More people work on the same floor as me than at any individual company I’ve worked at before. More people work for CNET than the cumulative sum of all my prior endeavors. To say my (not-so) new job is a different environment would be quite the understatement. And while I haven’t managed to get back on the blogging train, I can say, in a nutshell, I’m loving it.
It seems this journey of “startup to big company guy, and happy” is the less-common one these days. But last week I hit the six month mark, and thought it was a good time to reflect and share my learnings and observations thus far.
- Bureaucracy: Not Actually Everywhere
Probably my #1 fear going into joining CBS (parent company of CBS Interactive, parent company of CNET, etc) was the notion that I’d have to put in triple the work to get the same kind of output. TPS reports, etc. And sure, there are approval processes for many things, but I’ve yet to find something radically get in my way of doing my job.
- Startup Thinking is Alive and Well
Growth Hacking? A/B Testing? Cohorts? Check Check Check – we’ve got em. Fail fast? On it. Basically there’s a tremendous energy to go out, solve problems, build great products, etc. I think the biggest difference is the reality check of being a very established company that makes a lot of money, which leads me to…
- Mo (Any) Money, More Problems
Because so much of the things that happen at CNET already work, and work well, it can be challenging at times to want to push the envelope. I recently conducted an A/B test on a thing, and I had to face the challenge of knowing that, regardless of outcome, it could impact revenue/profits. Which makes me think much harder about when and where are the right times to do a test, what are the business / product / user consequences, etc. I don’t think of this as a bad thing (at all), but adds a new dimension to a lot of decision making.
- Status Quo is an Enemy
The other hidden challenge in a successful company is people get set into routines, and there’s not enough “Why?” being asked. Which leads to all sorts of nuanced inefficiencies in how we do things, such as the “too many people in too many meetings without clear agendas, goals, etc” types of problems. But there’s an upside…
- Change is Very Possible
The upside is a lot of openness to improving process, eliminating redundancies, speeding up flow, and more, across the organization. I obviously am not speaking to all big companies at this point, but at CBSi there’s a clear and obvious desire to improve anywhere and anytime. I believe the management here is very well-attuned to not resting on laurels, and instead aggressively chartering a path forward.

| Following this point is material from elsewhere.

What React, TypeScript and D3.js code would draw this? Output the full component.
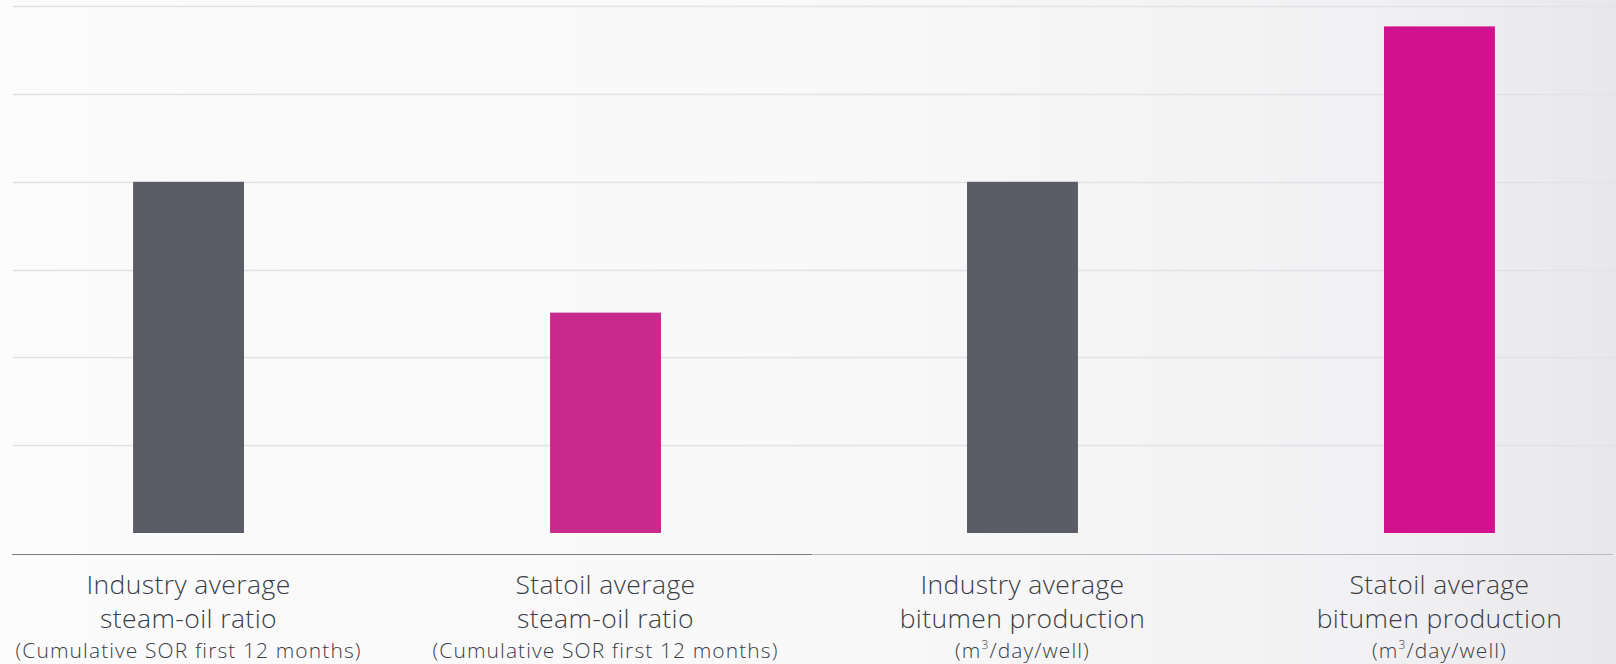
import React, { useEffect, useRef } from 'react';
import * as d3 from 'd3';

// Chart data
const categories = ['industrySor', 'statoilSor', 'industryProd', 'statoilProd'];
const values = [4.0, 2.51, 4.0, 5.77];
const barColors = ['#5b5d66', '#c82a8e', '#5b5d66', '#d2118e'];
const titleLines = [
  ['Industry average', 'steam-oil ratio'],
  ['Statoil average', 'steam-oil ratio'],
  ['Industry average', 'bitumen production'],
  ['Statoil average', 'bitumen production'],
];
const unitLines = [
  '(Cumulative SOR first 12 months)',
  '(Cumulative SOR first 12 months)',
  'm3',
  'm3',
];
const gridTicks = [1, 2, 3, 4, 5, 6];

const W = 1616;
const H = 664;

const App: React.FC = () => {
  const svgRef = useRef<SVGSVGElement>(null);

  useEffect(() => {
    if (!svgRef.current) return;
    const svg = d3.select(svgRef.current);
    svg.selectAll('*').remove();

    const x = d3.scaleBand<string>()
      .domain(categories)
      .range([13, 1615])
      .paddingInner(0.734)
      .paddingOuter(0.288);

    const y = d3.scaleLinear().domain([0, 6]).range([533, 6.2]);

    // Background gradient
    const defs = svg.append('defs');
    const grad = defs.append('linearGradient')
      .attr('id', 'bg').attr('x1', '0').attr('y1', '0').attr('x2', '1').attr('y2', '0');
    grad.append('stop').attr('offset', '0%').attr('stop-color', '#fbfbfb');
    grad.append('stop').attr('offset', '55%').attr('stop-color', '#f8f8f9');
    grad.append('stop').attr('offset', '85%').attr('stop-color', '#f1f1f3');
    grad.append('stop').attr('offset', '100%').attr('stop-color', '#e8e8eb');
    svg.append('rect').attr('width', W).attr('height', H).attr('fill', 'url(#bg)');

    // Gridlines
    svg.append('g')
      .selectAll('line')
      .data(gridTicks)
      .enter()
      .append('line')
      .attr('x1', 13)
      .attr('x2', 1616)
      .attr('y1', d => Math.round(y(d)) + 0.5)
      .attr('y2', d => Math.round(y(d)) + 0.5)
      .attr('stroke', '#e2e2e5')
      .attr('stroke-width', 1.5);

    // Bars
    svg.append('g')
      .selectAll('rect')
      .data(values)
      .enter()
      .append('rect')
      .attr('x', (d, i) => x(categories[i]) as number)
      .attr('width', x.bandwidth())
      .attr('y', d => y(d))
      .attr('height', d => y(0) - y(d))
      .attr('fill', (d, i) => barColors[i]);

    // Axis line (darker left half, lighter right half)
    svg.append('line')
      .attr('x1', 12).attr('x2', 812).attr('y1', 554.5).attr('y2', 554.5)
      .attr('stroke', '#7b7c83').attr('stroke-width', 1.2);
    svg.append('line')
      .attr('x1', 812).attr('x2', 1613).attr('y1', 554.5).attr('y2', 554.5)
      .attr('stroke', '#b9bac0').attr('stroke-width', 1.2);

    // Labels
    const labels = svg.append('g')
      .attr('font-family', '"Open Sans", sans-serif')
      .attr('font-weight', 300)
      .attr('fill', '#3b3d45')
      .attr('text-anchor', 'middle');

    categories.forEach((c, i) => {
      const cx = (x(c) as number) + x.bandwidth() / 2;
      titleLines[i].forEach((t, j) => {
        labels.append('text')
          .attr('x', cx)
          .attr('y', 594 + j * 34)
          .attr('font-size', 26.5)
          .attr('letter-spacing', 0.4)
          .text(t);
      });
      const unit = labels.append('text')
        .attr('x', cx)
        .attr('y', 658)
        .attr('font-size', 21)
        .attr('letter-spacing', 1.1);
      if (unitLines[i] === 'm3') {
        unit.append('tspan').text('(m');
        unit.append('tspan').attr('font-size', 12).attr('dy', -9).text('3');
        unit.append('tspan').attr('dy', 9).text('/day/well)');
      } else {
        unit.text(unitLines[i]);
      }
    });
  }, []);

  return (
    <div style={{ position: 'absolute', left: 0, top: 0 }}>
      <svg ref={svgRef} width={W} height={H} style={{ display: 'block' }}></svg>
    </div>
  );
};

export default App;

- A Different Kind of Busy
I fundamentally believe most people at most jobs are pretty busy – I’ve never considered myself not busy in the past. But my job now has me ending the day feeling like I actually do a lot more than I have in many previous roles. Not sure if this is simply a matter of the increased scale of the product itself, or bigger org, or what, but instead of avoiding afternoon caffeine for insomnia issues, now I’m seeking it out to recharge the batteries to get through the day (in a good way). It’s a hard nuance to describe, as I don’t feel negatively “worn down” from work, but more like I’ve just expended a lot of energy to get a lot of things done. Also, I’m having a much harder time keeping my inbox in my comfort zone, though I’m still not drowning.
- Having Resources is Awesome
At a startup, if you want to to analyze stats, or run a usertesting analysis, or plan a CES visit, or any other project that isn’t necessarily core to you, but isn’t core to anyone else either, pretty much you just roll up the sleeves and get it done. Having teams of people, who are experts at what they do, available to get things accomplished, is just amazing. Not only do I use my time more effectively, the work itself is done at a very high quality.
- Welcome to the Show
Between products like the Slingbox, Dropcam, Boxee, VUDU, NextGuide, and others, I’ve built a lot of things that a lot of people have used – which is nice. But at CNET I’m running a website that measures up in the billions of things. Most of America has visited CNET at some point this year. It’s insane. That rush I used to get watching a new site launch is just dwarfed by the scale here. And it’s a blast, as a product guy it’s as if I’ve been given the world’s largest toy to go play with. And that’s exactly what I’m doing. It’s also kind of fun to be able to say you work for the biggest tech site in the world!
So, for the myriads of examples people have about how much inertia, slow-moving, politicalness and other challenges the aircraft carriers face, I’m thrilled that I’ve instead found myself at a gigantic speedboat. I’ve had a ton of fun with tweaks all across CNET.com itself, not to mention spearheading some new storytelling formats (like we used on our amazing Q&A with John Boyega from the new Star Wars movie), building new interactivity into our annual Holiday Gift Guide, some major new things for CNET in 2016 (our CES coverage is going to be insane), and my one more thing: the right-around-the-corner launch of our new amazing auto site: Roadshow.